_Short problem_.
The listing below begins with the first line you should copy; stop after the line containing "35, 40, 45];", and drop every picture.

_Data provided_.
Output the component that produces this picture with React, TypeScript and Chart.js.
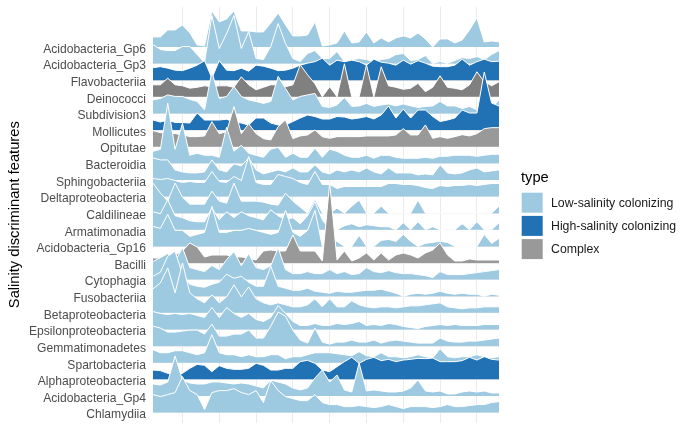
import React, { useEffect, useRef } from "react";
import { Chart, registerables } from "chart.js";

Chart.register(...registerables);

// Categories from top to bottom
const categories = [
  "Acidobacteria_Gp6", "Acidobacteria_Gp3", "Flavobacteriia", "Deinococci", "Subdivision3",
  "Mollicutes", "Opitutae", "Bacteroidia", "Sphingobacteriia", "Deltaproteobacteria",
  "Caldilineae", "Armatimonadia", "Acidobacteria_Gp16", "Bacilli", "Cytophagia",
  "Fusobacteriia", "Betaproteobacteria", "Epsilonproteobacteria", "Gemmatimonadetes",
  "Spartobacteria", "Alphaproteobacteria", "Acidobacteria_Gp4", "Chlamydiia",
];

const types = [
  "Low-salinity colonizing", "Low-salinity colonizing", "High-salinity colonizing", "Complex",
  "Low-salinity colonizing", "High-salinity colonizing", "Complex", "Low-salinity colonizing",
  "Low-salinity colonizing", "Low-salinity colonizing", "Low-salinity colonizing",
  "Low-salinity colonizing", "Low-salinity colonizing", "Complex", "Low-salinity colonizing",
  "Low-salinity colonizing", "Low-salinity colonizing", "Low-salinity colonizing",
  "Low-salinity colonizing", "Low-salinity colonizing", "High-salinity colonizing",
  "Low-salinity colonizing", "Low-salinity colonizing",
];

const legendTypes = ["Low-salinity colonizing", "High-salinity colonizing", "Complex"];

const samples = [
  1, 2, 3, 4, 5, 6, 7, 8, 9, 10, 11, 12, 13, 14, 15, 16, 17, 18, 19, 20, 21, 22, 23, 24,
  25, 26, 27, 28, 29, 30, 31, 32, 33, 34, 35, 36, 37, 38, 39, 40, 41, 42, 43, 44, 45, 46, 47, 48,
];

const xGridTicks = [5, 10, 15, 20, 25, 30, 35, 40, 45];

// Relative abundance per sample (ridge heights)
const gp6 = [10,10,17,17,22,14,2,1,36,25,28,36,16,16,15,15, 24,34,22,11,11,12,25,1,2,4,16,4,5,15,4,9, 5,9,11,9,14,8,0,8,8,4,7,17,29,5,6,5];
const gp3 = [19,14,13,13,17,17,9,1,48,15,30,48,15,32,5,4, 17,40,20,5,2,10,13,5,5,12,2,4,5,4,2,4, 5,9,10,3,4,8,0,2,0,3,6,5,7,4,9,13];
const flavobacteriia = [12.5,13.5,12,10,9.5,12,15,19.5,2,19.5,10,9.5,12,9,15,14, 12,9.5,10,12,15,17,18.5,22,15,20,18.5,20,18.5,15,21,18, 17,15,20,16,19.5,17,14,13.5,13.5,15,21,15,18.5,21,18.5,19];
const deinococci = [12,12,18.6,12,11,8.6,9.5,11,10,11,11,9.5,20,12,7,9.5, 12,12,10,12,32,22,13,0,10,0,33,0,0,32,0,30, 11,9.5,7.5,8.5,13.5,5,9.5,21,9.5,8.5,7,12,25,15,11,15];
const subdivision3 = [13.5,15,18.5,17,17,14,12,3.5,42,15,17,27,17,13.5,12,10, 12,37,25,13.5,17,18.5,20,7,6,8.5,16,7,7.5,10,7,8.5, 9.5,7.5,9.5,7.5,6,7,7.5,12,7.5,7.5,5,7,3.5,7.5,5,13.5];
const mollicutes = [10,8,10,7.5,7.5,7,17,10,10,10,10.8,8,7,5,12,12, 7,5,5,8.5,12,15,13.5,11,11,13.5,13,11,12,13.5,11,15, 24,12,21,12,20,20,13.5,8.5,10,12,20,17,17,58,27,24];
const opitutae = [16,14,14,13,12,10,10,10.7,25,13,15,40,13,23,13,8, 6.7,20,26.7,8,10.7,11.7,16.7,10,8.3,10,10,10,10,10.7,10.7,10.7, 10.7,11.7,18,11.7,11.7,21.7,8.3,10,8.3,10,12,10.7,13,18,19,19];
const bacteroidia = [12,14,60,14,40,8,10,8,8,6,36,12,18,10,8,6, 14,16,6,10,6,6,15,6,14,12,8,6,6,8,5,8, 8,6,5,5,5,6,5,7,7,8,8,8,7,8,9,9];
const sphingobacteriia = [22,20,20,10,8,7,7,8,20,10,8,16,14,22,10,6, 8,10,8,12,8,8,15,8,6,10,8,10,8,12,8,6, 12,7,7,7,5,6,5,15,7,6,7,10,12,8,9,10];
const deltaproteobacteria = [18,17,18,16,14,15,14,14,25,15,14,20,16,40,14,12, 12,22,20,18,14,12,25,12,12,8,10,10,10,10,10,10, 13,13,12,12,11,9,8,11,10,11,11,12,11,12,13,13];
const caldilineae = [30,20,12,30,16,9,9,9,22,12,10,30,12,12,12,11, 9,8,20,12,6,0,14,0,0,5,0,7,13,0,0,7, 0,0,0,0,13,0,0,0,0,0,0,0,0,0,0,7];
const armatimonadia = [18,16,30,14,12,9,8,8,22,10,18,12,18,14,12,10, 20,14,10,12,6,14,28,10,0,0,4,6,3,5,4,3, 3,0,7,0,8,0,3,0,0,0,6,0,8,0,0,7];
const gp16 = [20,18,32,16,16,10,12,14,40,14,14,16,16,18,16,14, 12,14,36,14,10,16,36,0,8,5,0,0,11,0,0,6, 7,5,12,5,0,3,4,5,4,0,0,0,0,12,3,8];
const bacilli = [5,5,5,8,12,20,16,6,8,8,8,6,6,5,3,12, 13,12,12,28,12,12,12,2,80,3,12,2,5,10,3,10, 3,8,10,8,5,10,13,20,8,2,2,4,3,3,3,3];
const cytophagia = [18,22,26,18,32,12,10,8,14,10,20,28,14,26,12,10, 14,32,10,6,6,8,6,6,10,6,8,5,6,12,8,7, 9,7,6,6,5,4,2,8,5,5,5,6,7,8,9,10];
const fusobacteriia = [20,24,40,45,22,12,10,9,12,14,22,18,20,14,10,10, 30,10,8,6,6,8,5,4,3,5,4,4,5,6,6,7, 5,3,0,2,3,2,3,5,3,2,3,2,2,0,2,1];
const betaproteobacteria = [24,30,45,20,50,20,14,10,18,10,16,28,16,26,14,10, 8,10,8,6,6,8,14,6,14,6,6,12,8,6,5,6, 6,5,6,7,7,8,9,10,6,5,4,5,5,6,6,6];
const epsilonproteobacteria = [18,16,15,16,15,16,14,12,22,12,22,16,12,16,10,8, 12,24,16,8,4,4,6,4,4,6,5,6,8,4,5,4, 6,5,3,2,1,3,4,5,4,5,4,4,4,5,5,5];
const gemmatimonadetes = [20,18,14,14,15,16,16,12,22,10,10,12,12,16,8,8, 20,34,30,16,6,3,18,4,2,4,4,6,4,4,6,3, 5,6,5,4,3,3,3,8,5,4,4,5,5,6,7,8];
const spartobacteria = [13,10,10,12,12,10,8,10,28,10,8,8,6,8,6,6, 8,8,4,6,6,8,10,10,10,9,8,7,11,7,6,10, 6,6,5,6,8,6,5,14,6,5,6,6,8,6,5,6];
const alphaproteobacteria = [9.3,8.7,6,5,6,11,15,14,7.7,13.7,11,10,10,11,16,14, 9.3,9.3,11,11,17.7,19,16,9.3,7.7,12.7,17.7,22,16,20,22,18.7, 20,17.7,19.3,20,21,20.7,21.3,17.7,17.7,17.7,18.7,22,19.3,22.7,20,19.3];
const gp4 = [12,11,14,40,16,13,12,12,14,14,13,12,13,12,10,8, 16,14,12,8,6,8,18,26,14,21,6,4,33,5,6,5, 4,4,5,8,16,5,4,5,2,2,4,5,4,5,3,3];
const chlamydiia = [18,16,18,20,36,22,18,3,20,22,22,24,20,18,22,10, 32,22,16,14,12,12,18,10,8,8,6,6,7,6,5,6, 8,6,4,6,6,6,5,6,8,6,6,7,8,8,10,11];

const ridgeValues = [
  gp6, gp3, flavobacteriia, deinococci, subdivision3, mollicutes, opitutae, bacteroidia,
  sphingobacteriia, deltaproteobacteria, caldilineae, armatimonadia, gp16, bacilli, cytophagia,
  fusobacteriia, betaproteobacteria, epsilonproteobacteria, gemmatimonadetes, spartobacteria,
  alphaproteobacteria, gp4, chlamydiia,
];

const typeColors: Record<string, string> = {
  "Low-salinity colonizing": "#9ecae1",
  "High-salinity colonizing": "#2171b5",
  Complex: "#999999",
};
const fillOverride: Record<string, string> = { Deinococci: "#808080" };

const HEIGHT_PER_ROW = 16.62;
const FONT = '"Liberation Sans", Arial, Helvetica, sans-serif';

const legendPlugin = {
  id: "ridgeLegend",
  afterDraw(chart: any) {
    const ctx = chart.ctx as CanvasRenderingContext2D;
    ctx.save();
    ctx.fillStyle = "#000000";
    ctx.font = `14.7px ${FONT}`;
    ctx.textBaseline = "alphabetic";
    ctx.textAlign = "left";
    ctx.fillText("type", 521, 181.5);
    legendTypes.forEach((t, i) => {
      const top = 192.7 + i * 23.2;
      ctx.fillStyle = typeColors[t];
      ctx.fillRect(521.7, top, 21, 20);
      ctx.fillStyle = "#1a1a1a";
      ctx.font = `12.3px ${FONT}`;
      ctx.textBaseline = "middle";
      ctx.fillText(t, 551, top + 10.5);
    });
    ctx.restore();
  },
};

export default function App() {
  const canvasRef = useRef<HTMLCanvasElement | null>(null);

  useEffect(() => {
    if (!canvasRef.current) return;
    const n = categories.length;
    const datasets = categories.map((name, i) => {
      const base = n - 1 - i;
      const vals = ridgeValues[i];
      return {
        label: name,
        data: samples.map((x, j) => ({ x, y: base + vals[j] / HEIGHT_PER_ROW })),
        fill: { value: base },
        backgroundColor: fillOverride[name] || typeColors[types[i]],
        borderColor: "#ffffff",
        borderWidth: 1,
        pointRadius: 0,
        tension: 0,
        order: base,
      };
    });

    const chart = new Chart(canvasRef.current, {
      type: "line",
      data: { datasets: datasets as any },
      plugins: [legendPlugin],
      options: {
        responsive: false,
        maintainAspectRatio: false,
        animation: false,
        events: [],
        layout: { padding: { top: 6.7, right: 193, bottom: 0, left: 0 } },
        plugins: { legend: { display: false }, tooltip: { enabled: false } },
        scales: {
          x: {
            type: "linear",
            min: 1,
            max: 48,
            afterBuildTicks: (s: any) => {
              s.ticks = xGridTicks.map((v) => ({ value: v }));
            },
            afterFit: (s: any) => {
              s.height = 11.3;
              s.paddingLeft = 0;
              s.paddingRight = 0;
            },
            ticks: { display: false },
            grid: { color: "#ebebeb", lineWidth: 1, drawTicks: false },
            border: { display: false },
          },
          y: {
            type: "linear",
            min: -0.608,
            max: 24.42,
            afterBuildTicks: (s: any) => {
              s.ticks = categories.map((_, i) => ({ value: i }));
            },
            afterFit: (s: any) => {
              s.width = 153;
              s.paddingTop = 0;
              s.paddingBottom = 0;
            },
            ticks: {
              autoSkip: false,
              padding: 7,
              labelOffset: 2.5,
              color: "#4d4d4d",
              font: { family: FONT, size: 12.1 },
              callback: (v: any) => categories[n - 1 - Number(v)],
            },
            grid: { color: "#ebebeb", lineWidth: 1, drawTicks: false },
            border: { display: false },
            title: {
              display: true,
              text: "Salinity discriminant features",
              color: "#000000",
              font: { family: FONT, size: 14.7 },
              padding: { top: 6, bottom: 0 },
            },
          },
        },
      } as any,
    });
    return () => chart.destroy();
  }, []);

  return (
    <div style={{ position: "absolute", left: 0, top: 0, width: 692, height: 434, background: "#ffffff" }}>
      <canvas ref={canvasRef} width={692} height={434} style={{ display: "block" }} />
    </div>
  );
}
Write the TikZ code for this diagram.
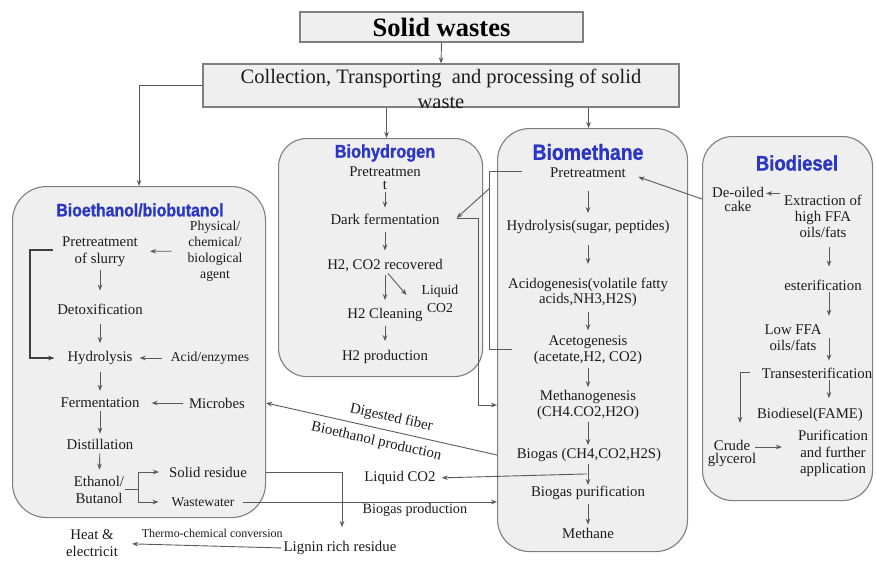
\documentclass[tikz,border=0pt]{standalone}
\usepackage{fontspec}
\setmainfont{Liberation Serif}
\newfontfamily\titlefont[FakeStretch=0.88, BoldFeatures={FakeBold=1.2}]{Liberation Sans}
\usetikzlibrary{arrows.meta,calc}
\definecolor{panelfill}{HTML}{EFEFEF}
\definecolor{panelline}{HTML}{7F7F7F}
\definecolor{arrowgray}{HTML}{5A5A5A}
\definecolor{titleblue}{HTML}{2B36C4}
\definecolor{ink}{HTML}{1C1C1C}
\begin{document}
\begin{tikzpicture}[x=1pt,y=-1pt,
  panel/.style={draw=panelline, fill=panelfill, line width=1.1pt,
    rounded corners=#1, anchor=north west, inner sep=0pt},
  topbox/.style={draw=panelline, fill=panelfill, line width=1.1pt, inner sep=0pt},
  txt/.style={font=\fontsize{14.8}{#1}\selectfont, text=ink, align=center, inner sep=1pt},
  txt/.default=16,
  stxt/.style={font=\fontsize{13.7}{#1}\selectfont, text=ink, align=center, inner sep=1pt},
  stxt/.default=16,
  title/.style={font=\titlefont\bfseries\fontsize{#1}{#1}\selectfont, text=titleblue, inner sep=0pt},
  arr/.style={draw=arrowgray, line width=0.9pt, -{Stealth[length=6pt,width=4.6pt]}},
  arrback/.style={draw=arrowgray, line width=0.9pt, {Stealth[length=6pt,width=4.6pt]}-},
  plain/.style={draw=arrowgray, line width=0.9pt},
  darkarr/.style={draw=ink!85, line width=1.2pt, -{Stealth[length=6pt,width=4.6pt]}},
  vstep/.style={arr, shorten <=#1, shorten >=#1},
  vstep/.default=6pt
]
\useasboundingbox (0,0) rectangle (876,560);
\fill[white] (0,0) rectangle (876,560);

% ---------- source and collection ----------
\node[topbox, minimum width=283pt, minimum height=30pt] (solid) at (441.5,27)
  {\fontsize{26.5}{28}\selectfont\bfseries Solid wastes};
\node[topbox, minimum width=476pt, minimum height=43pt] (collect) at (441,85.5) {};
\node[txt=25, font=\fontsize{20.5}{25}\selectfont] (collecttext) at (441,88.5)
  {Collection, Transporting~ and processing of solid\\waste};
\draw[arr] (solid.south) -- (collect.north);

% ---------- panels ----------
\node[panel=34pt, minimum width=253pt, minimum height=331pt] (ethbox) at (12,186) {};
\node[panel=28pt, minimum width=204pt, minimum height=238pt] (hydbox) at (278,138) {};
\node[panel=32pt, minimum width=190pt, minimum height=423pt] (metbox) at (497,128) {};
\node[panel=30pt, minimum width=170pt, minimum height=364pt] (dslbox) at (702,136) {};

\coordinate (hydin) at ($(hydbox.north)+(6,0)$);
\coordinate (metin) at ($(metbox.north)+(-4,0)$);
\draw[arr] (collect.west) -| (ethbox.north);
\draw[arr] (hydin |- collect.south) -- (hydin);
\draw[arr] (metin |- collect.south) -- (metin);

% ---------- titles ----------
\node[title=18] (ethtitle) at (140,210) {Bioethanol/biobutanol};
\node[title=18.5] (hydtitle) at (385,153) {Biohydrogen};
\node[title=22] (mettitle) at (588,152) {Biomethane};
\node[title=21] (dsltitle) at (797,163) {Biodiesel};

% ---------- bioethanol / biobutanol ----------
\node[txt=17] (epre) at (100,251.5) {Pretreatment\\of slurry};
\node[stxt=16] (agent) at (215,251) {Physical/\\chemical/\\biological\\agent};
\node[txt] (detox) at (100,309) {Detoxification};
\node[txt] (ehyd) at (100,358) {Hydrolysis};
\node[stxt] (acid) at (210,358) {Acid/enzymes};
\node[txt] (ferm) at (100,403) {Fermentation};
\node[txt] (microbes) at (217,403) {Microbes};
\node[txt] (distil) at (100,444) {Distillation};
\node[txt=17] (ethanol) at (99,489.5) {Ethanol/\\Butanol};
\node[txt] (solidres) at (208,472) {Solid residue};
\node[txt, font=\fontsize{13.5}{16}\selectfont] (wastew) at (203,502) {Wastewater};

\draw[arr, shorten <=2pt, shorten >=12pt] (epre) -- (detox);
\draw[arr, shorten <=9pt, shorten >=7pt] (detox) -- (ehyd);
\draw[vstep] (ehyd) -- (ferm);
\draw[arr, shorten <=2pt, shorten >=4pt] (ferm) -- (distil);
\draw[arr, shorten <=3pt, shorten >=5pt] (distil) -- (ethanol);
\draw[arr, shorten <=15pt, shorten >=11pt] (agent) -- (epre);
\draw[arr, shorten <=8pt, shorten >=6pt] (acid) -- (ehyd);
\draw[arr, shorten <=5pt, shorten >=11pt] (microbes) -- (ferm);
\draw[darkarr] ($(epre.west)+(-8,-1.5)$) -- ++(-23,0) |- ($(ehyd.west)+(-12,0)$);
\draw[arr, shorten >=9pt] (ethanol.east) -- ++(13,0) |- (solidres.west);
\draw[arr, shorten >=12pt] (ethanol.east) -- ++(13,0) |- (wastew.west);

% ---------- biohydrogen ----------
\node[txt=13] (hpre) at (385,178) {Pretreatmen\\t};
\node[txt] (dark) at (385,219) {Dark fermentation};
\node[txt] (hrec) at (385,265) {H2, CO2 recovered};
\node[stxt=18] (hliq) at (440,299) {Liquid\\CO2};
\node[txt] (hclean) at (385,315) {H2 Cleaning};
\node[txt] (hprod) at (385,357) {H2 production};

\draw[arr, shorten <=1pt, shorten >=5pt] (hpre) -- (dark);
\draw[arr, shorten <=7pt, shorten >=7pt] (dark) -- (hrec);
\draw[arr, shorten <=3pt, shorten >=7pt] (hrec) -- (hclean);
\draw[arr, shorten <=3pt, shorten >=8pt] (hclean) -- (hprod);
\draw[arr] ($(hrec.south)+(3,1)$) -- ($(hliq.west)+(-14,-4)$);

% ---------- biomethane ----------
\node[txt] (mpre) at (588,173) {Pretreatment};
\node[txt] (mhyd) at (588,227) {Hydrolysis(sugar, peptides)};
\node[txt=15] (acido) at (588,292.5) {Acidogenesis(volatile fatty\\acids,NH3,H2S)};
\node[txt] (aceto) at (588,350) {Acetogenesis\\(acetate,H2, CO2)};
\node[txt] (metha) at (588,405) {Methanogenesis\\(CH4.CO2,H2O)};
\node[txt] (biogas) at (589,455) {Biogas (CH4,CO2,H2S)};
\node[txt] (purif) at (588,493) {Biogas purification};
\node[txt] (methane) at (588,533) {Methane};

\draw[arr, shorten <=12pt, shorten >=6pt] (mpre) -- (mhyd);
\draw[arr, shorten <=10pt, shorten >=13pt] (mhyd) -- (acido);
\draw[arr, shorten <=4pt, shorten >=4pt] (acido) -- (aceto);
\draw[arr, shorten <=2pt, shorten >=2pt] (aceto) -- (metha);
\draw[arr, shorten <=1pt, shorten >=2pt] (metha.south) -- (metha.south |- biogas.north);
\draw[arr, shorten <=1pt, shorten >=0pt] (metha.south |- biogas.south) -- (metha.south |- purif.north);
\draw[arr, shorten <=3pt, shorten >=2pt] (purif) -- (methane);

% side product of biogas upgrading
\node[txt] (mliq) at (400,478) {Liquid CO2};
\draw[arr, shorten >=5pt] ($(biogas.south)+(-2,11)$) -- (mliq.east);

% digested fibre sent back to bioethanol
\draw[arrback] (microbes -| ethbox.east) --
  node[pos=0.53, sloped, above=4.5pt, txt] {Digested fiber}
  node[pos=0.49, sloped, below=5.5pt, txt] {Bioethanol production}
  (metbox.west |- biogas);

% wastewater to biogas
\draw[arr, shorten <=7pt] (wastew.east) --
  node[pos=0.686, below=0.5pt, txt, font=\fontsize{14.2}{16}\selectfont] {Biogas production}
  (metbox.west |- wastew);

% solid residue to lignin and energy
\node[txt] (lignin) at (340,548) {Lignin rich residue};
\node[txt=17] (heat) at (92,543.5) {Heat \&\\electricit};
\draw[arr] (ethbox.east |- solidres) -| ($(lignin.north)+(2,-13)$);
\draw[arr, shorten <=1pt, shorten >=13pt] (lignin.west) --
  node[pos=0.43, above=7pt, text=ink, inner sep=1pt, font=\fontsize{12}{13}\selectfont] {Thermo-chemical conversion}
  (heat.east);

% pretreatment feed shared with dark fermentation
\coordinate (brtop) at ($(mpre.west)+(-27,-2)$);
\coordinate (brcorner) at ($(brtop)+(-33,0)$);
\coordinate (brdiag) at ($(brcorner)+(1,17)$);
\coordinate (darkin) at ($(dark.east)+(16,-1)$);
\draw[plain] (brtop) -- (brcorner) |- ($(aceto.west)+(-21,-1)$);
\draw[arr] (brdiag) -- (darkin);
\draw[arr] (darkin) -- ++(22,0) |- (metbox.west |- metha);

% ---------- biodiesel ----------
\node[txt=14] (deoiled) at (738,199) {De-oiled\\cake};
\node[txt] (extract) at (823,216) {Extraction of\\high FFA\\oils/fats};
\node[txt] (ester) at (823,285) {esterification};
\node[txt] (lowffa) at (793,338) {Low FFA\\oils/fats};
\node[txt] (trans) at (817,373) {Transesterification};
\node[txt] (fame) at (810,415) {Biodiesel(FAME)};
\node[txt=13.5] (crude) at (732,453.5) {Crude\\glycerol};
\node[txt=16.5] (purifd) at (833,453.5) {Purification\\and further\\application};

\coordinate (dcol) at ($(extract.south)+(6,0)$);
\draw[arr] ($(extract.north west)+(-3,0)$) -- ($(deoiled.north east)+(1,7.8)$);
\draw[arr, shorten <=9pt, shorten >=12pt] (extract.south -| dcol) -- (ester.north -| dcol);
\draw[arr, shorten <=1pt, shorten >=8pt] (ester.south -| dcol) -- (lowffa.north -| dcol);
\draw[arr, shorten <=0pt, shorten >=6pt] (lowffa -| dcol) -- (trans.north -| dcol);
\draw[arr, shorten <=1pt, shorten >=9pt] (trans.south -| dcol) -- (fame.north -| dcol);
\draw[arr] ($(trans.west)+(-11,-1)$) -| ($(crude.north)+(8,-16)$);
\draw[arr] ($(crude.east)+(-2,-6.5)$) -- ($(purifd.west)+(-15,-6.5)$);
\draw[arr, shorten >=12pt] (dslbox.west |- deoiled) -- (mpre.east);

\end{tikzpicture}
\end{document}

_Worked solution_.
Output the component that produces this picture with React, TypeScript and Chart.js.
import React, { useEffect, useRef } from "react";
import { Chart, registerables } from "chart.js";

Chart.register(...registerables);

// Categories from top to bottom
const categories = [
  "Acidobacteria_Gp6", "Acidobacteria_Gp3", "Flavobacteriia", "Deinococci", "Subdivision3",
  "Mollicutes", "Opitutae", "Bacteroidia", "Sphingobacteriia", "Deltaproteobacteria",
  "Caldilineae", "Armatimonadia", "Acidobacteria_Gp16", "Bacilli", "Cytophagia",
  "Fusobacteriia", "Betaproteobacteria", "Epsilonproteobacteria", "Gemmatimonadetes",
  "Spartobacteria", "Alphaproteobacteria", "Acidobacteria_Gp4", "Chlamydiia",
];

const types = [
  "Low-salinity colonizing", "Low-salinity colonizing", "High-salinity colonizing", "Complex",
  "Low-salinity colonizing", "High-salinity colonizing", "Complex", "Low-salinity colonizing",
  "Low-salinity colonizing", "Low-salinity colonizing", "Low-salinity colonizing",
  "Low-salinity colonizing", "Low-salinity colonizing", "Complex", "Low-salinity colonizing",
  "Low-salinity colonizing", "Low-salinity colonizing", "Low-salinity colonizing",
  "Low-salinity colonizing", "Low-salinity colonizing", "High-salinity colonizing",
  "Low-salinity colonizing", "Low-salinity colonizing",
];

const legendTypes = ["Low-salinity colonizing", "High-salinity colonizing", "Complex"];

const samples = [
  1, 2, 3, 4, 5, 6, 7, 8, 9, 10, 11, 12, 13, 14, 15, 16, 17, 18, 19, 20, 21, 22, 23, 24,
  25, 26, 27, 28, 29, 30, 31, 32, 33, 34, 35, 36, 37, 38, 39, 40, 41, 42, 43, 44, 45, 46, 47, 48,
];

const xGridTicks = [5, 10, 15, 20, 25, 30, 35, 40, 45];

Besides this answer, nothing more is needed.